The Fate of Milosevic

When Slobodan Milosevic accepted defeat on October 6, 2000, he said that he planned to take a break to spend time with his family, but would return to politics and the Socialist Party.

The world had other plans. During the NATO bombing campaign in early 1999 Milosevic was indicted for war crimes by the International Criminal Tribunal for the Former Yugoslavia (ICTY). He was arrested by Serbian police on corruption charges in April 2001, and on June 29, the Serbian government under Zoran Djindjic extradited him to the Hague, making him the first former head of state to face trial before an international tribunal. His trial was widely considered to be the most important war crimes trial since the Nuremburg trials following World War II. He was charged with 66 counts in three separate indictments, each of which carried a maximum penalty of life in prison.

Milosevic appears before the International War Crimes Tribunal at the Hague.

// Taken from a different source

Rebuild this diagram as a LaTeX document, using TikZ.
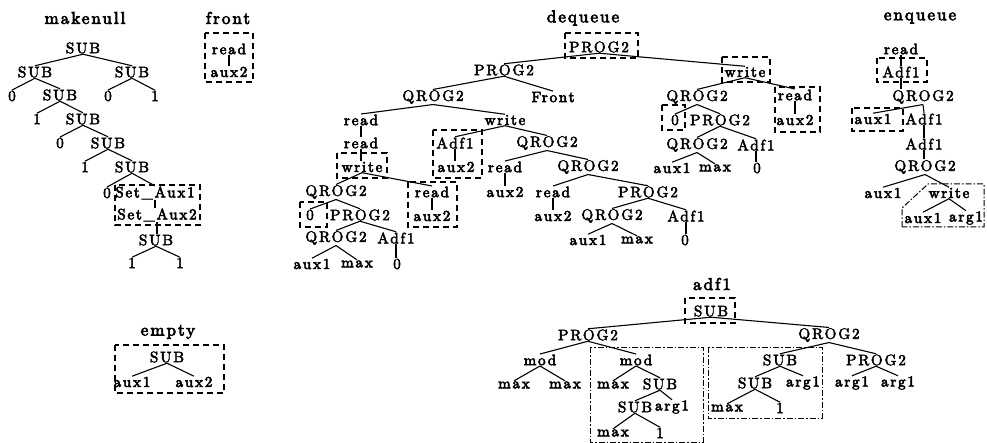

Milosevic's trial on charges related to ethnic cleansing in Kosovo began on February 12, 2002 and lasted for seven months. In September 2002, the prosecution opened its case against Milosevic on charges of war crimes, crimes against humanity, and genocide in Croatia and Bonsnia and Herzegovina. Representing himself, Milosevic refused to recognize the legitimacy of the court, and accused the United States and other Western nations of fabricating the charges as part of "a bid for global domination."

The defense case began almost two years later on August 31, 2004 when Milosevic appeared in court and submitted a list of over 1,200 witnesses. However, because Milosevic's health problems were becoming increasingly incapacitating, judges appointed two defense lawyers to present the case, a decision Milosevic vehemently opposed.

Court proceedings ended on March 14, 2006 three days after Milosevic died of heart failure in his cell at the tribunal's detention center in The Hague.